Agrandir les fosses pour favoriser la croissance...
À Lausanne, les fosses de plantation des arbres d’avenue sont désormais bien plus volumineuses qu’auparavant. Un peu comme les bonsaïs, dont la taille reste limitée par celle de leur pot, les arbres urbains ne peuvent croître que si leurs racines disposent d’assez de terre. On estime qu’un mètre cube de sol permet environ une année de croissance: avec 20 m³, un arbre peut ainsi se développer pleinement pendant vingt ans. À l’inverse, les anciennes fosses trop petites bridaient leur développement, ce qui explique pourquoi certains arbres en ville, pourtant âgés, restent de petite taille.
... et mieux profiter de la pluie
Ces grandes fosses remplissent aussi une fonction cruciale face aux épisodes de fortes pluies, qui deviennent plus fréquents avec les changements climatiques. Dans une ville en pente comme Lausanne, elles permettent d’absorber une partie de l’eau de ruissellement qui, autrement, filerait rapidement vers les canalisations. En stockant temporairement cette eau dans un sol structuré et drainant, elles offrent aux arbres un accès direct à l’humidité disponible, au lieu de la voir simplement s’écouler à leurs pieds sans qu’ils puissent en profiter.
Retrouver l’humanité et ses plaisirs
«Aujourd’hui, trop de rues surchauffées deviennent des fours lors de la troisième ou quatrième vague caniculaire de l’été. Au point que certaines personnes ne peuvent plus sortir, faire leurs courses ou simplement profiter de leur quartier à pied», observe Benjamin Rudaz. Le fait de pouvoir retrouver une rue ombragée changera profondément la manière de vivre la ville. Car la végétation adoucit les formes, atténue le bruit, attire la vie, les oiseaux, les insectes. Elle rend l’espace public plus beau, plus respirable, plus accueillant. «Ces nouveaux arbres seront autant d’invitations à s’asseoir, à souffler et réinvestir l’espace extérieur. Même une petite place plantée peut suffire à transformer l’ambiance d’un quartier. Elle redonne à la ville une échelle humaine», souligne le spécialiste.

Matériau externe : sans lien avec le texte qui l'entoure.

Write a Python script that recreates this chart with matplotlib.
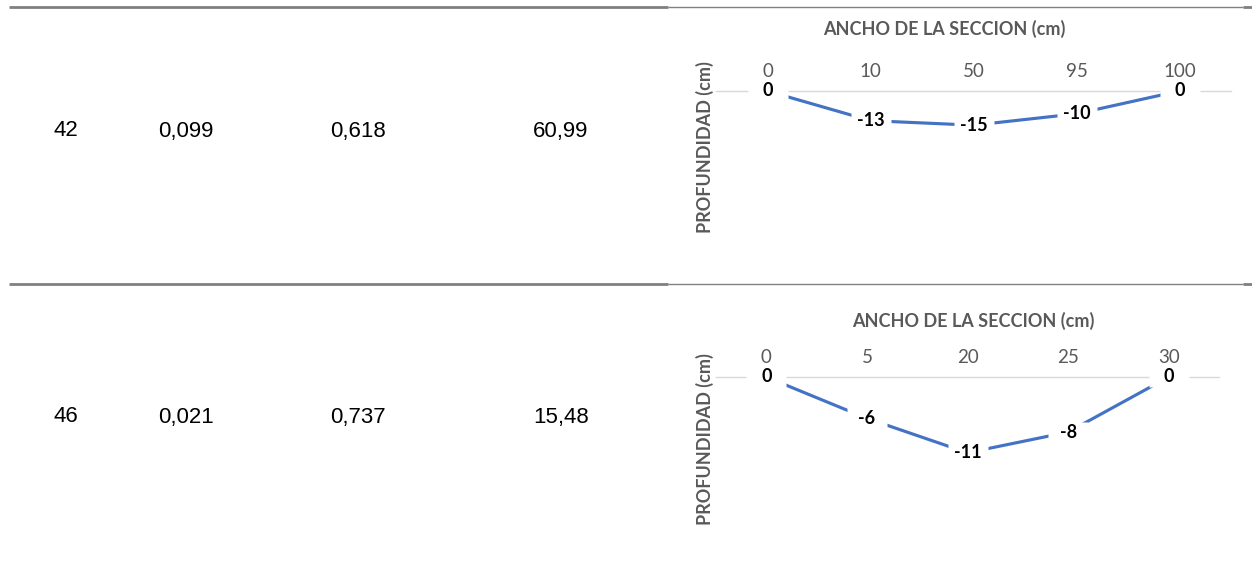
import matplotlib
matplotlib.use("Agg")
from matplotlib import pyplot as plt
from matplotlib.lines import Line2D

# filas de la tabla
filas = ["42", "46"]
col_b = ["0,099", "0,021"]
col_c = ["0,618", "0,737"]
col_d = ["60,99", "15,48"]

# seccion 1
ancho_1 = ["0", "10", "50", "95", "100"]
prof_1 = [0, -13, -15, -10, 0]

# seccion 2
ancho_2 = ["0", "5", "20", "25", "30"]
prof_2 = [0, -6, -11, -8, 0]

W, H = 1252, 574
fig = plt.figure(figsize=(W / 100, H / 100), dpi=100)

GRIS = "#595959"
AZUL = "#4472C4"
FUENTE = ["Lato", "DejaVu Sans"]
NARROW = ["Liberation Sans Narrow", "Liberation Sans", "DejaVu Sans"]


def ejes(izq, arriba, der, abajo):
    return fig.add_axes([izq / W, 1 - abajo / H, (der - izq) / W, (abajo - arriba) / H])


def linea_h(y, x0, x1, grosor):
    fig.add_artist(Line2D([x0 / W, x1 / W], [1 - y / H, 1 - y / H],
                          color="#808080", lw=grosor, solid_capstyle="butt"))


def seccion(ax, etiquetas, valores, ymin):
    xs = list(range(len(valores)))
    ax.plot(xs, valores, color=AZUL, lw=2.25, zorder=2)
    # caja blanca detras de cada etiqueta
    ax.plot(xs, valores, ls="none", marker=[(-1, -0.5), (1, -0.5), (1, 0.5), (-1, 0.5)],
            markersize=29, markerfacecolor="white", markeredgecolor="none",
            zorder=4, clip_on=False)
    for x, v in zip(xs, valores):
        ax.text(x, v, str(v), ha="center", va="center", fontsize=13,
                fontweight="bold", family=FUENTE, color="black", zorder=5, clip_on=False)
    ax.set_xlim(-0.5, len(valores) - 0.5)
    ax.set_ylim(ymin, 0)
    ax.set_xticks(xs)
    ax.set_xticklabels(etiquetas, family=FUENTE, fontsize=13.5, color=GRIS)
    ax.xaxis.tick_top()
    ax.tick_params(axis="x", length=0, pad=8)
    ax.set_yticks([])
    for lado in ["left", "right", "bottom"]:
        ax.spines[lado].set_visible(False)
    ax.spines["top"].set_color("#d9d9d9")
    ax.spines["top"].set_linewidth(1)
    ax.spines["top"].set_zorder(1)
    ax.patch.set_alpha(0)


# lineas de la tabla
for y in [6.5, 284]:
    linea_h(y, 9, 668, 2)
    linea_h(y, 668, 1243, 1)
    linea_h(y, 1243, 1252, 2)

# texto de la tabla
for fila, b, c, d, y in zip(filas, col_b, col_c, col_d, [131, 417]):
    for texto, x in zip([fila, b, c, d], [53, 158, 330, 533]):
        fig.text(x / W, 1 - y / H, texto, ha="left", va="center",
                 fontsize=16, family=NARROW, color="black")

ax1 = ejes(716, 91, 1231, 205)
seccion(ax1, ancho_1, prof_1, -50)
ax2 = ejes(716, 377, 1219, 501)
seccion(ax2, ancho_2, prof_2, -18)

for cx, cy, ly in [(944, 29, 147), (973, 321, 439)]:
    fig.text(cx / W, 1 - cy / H, "ANCHO DE LA SECCION (cm)", ha="center", va="center",
             fontsize=13, fontweight="bold", family=FUENTE, color=GRIS)
    fig.text(705 / W, 1 - ly / H, "PROFUNDIDAD (cm)", ha="center", va="center",
             rotation=90, fontsize=13, fontweight="bold", family=FUENTE, color=GRIS)

fig.savefig("out.png", dpi=100)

Végétalisation: Nyon et Yverdon font le même pari
D'autres villes vaudoises développent aujourd’hui des stratégies ambitieuses en matière d’arborisation. C’est le cas de Nyon et d’Yverdon-les-Bains, qui misent sur le végétal pour atténuer les effets du changement climatique et améliorer le cadre de vie.
À Nyon, un plan à l’horizon 2050 prévoit de planter 50’000 arbres et arbustes, créer huit parcs, 200 potagers et végétaliser cinq préaux. Il vise aussi la renaturation de rivières, la requalification de 14km de rues, et la création d’un maillage vert continu.
À Yverdon, où la canopée couvre déjà 17% du milieu bâti, la stratégie prévoit plus de 24 mesures pour étendre la végétation. Parmi lesquelles l’encouragement à verdir les toitures et les façades, l’intégration du végétal dans les projets urbains, et la mise en place d’un plan canopée. L’objectif: faire de la végétalisation une alliée face aux extrêmes de chaleur urbaine.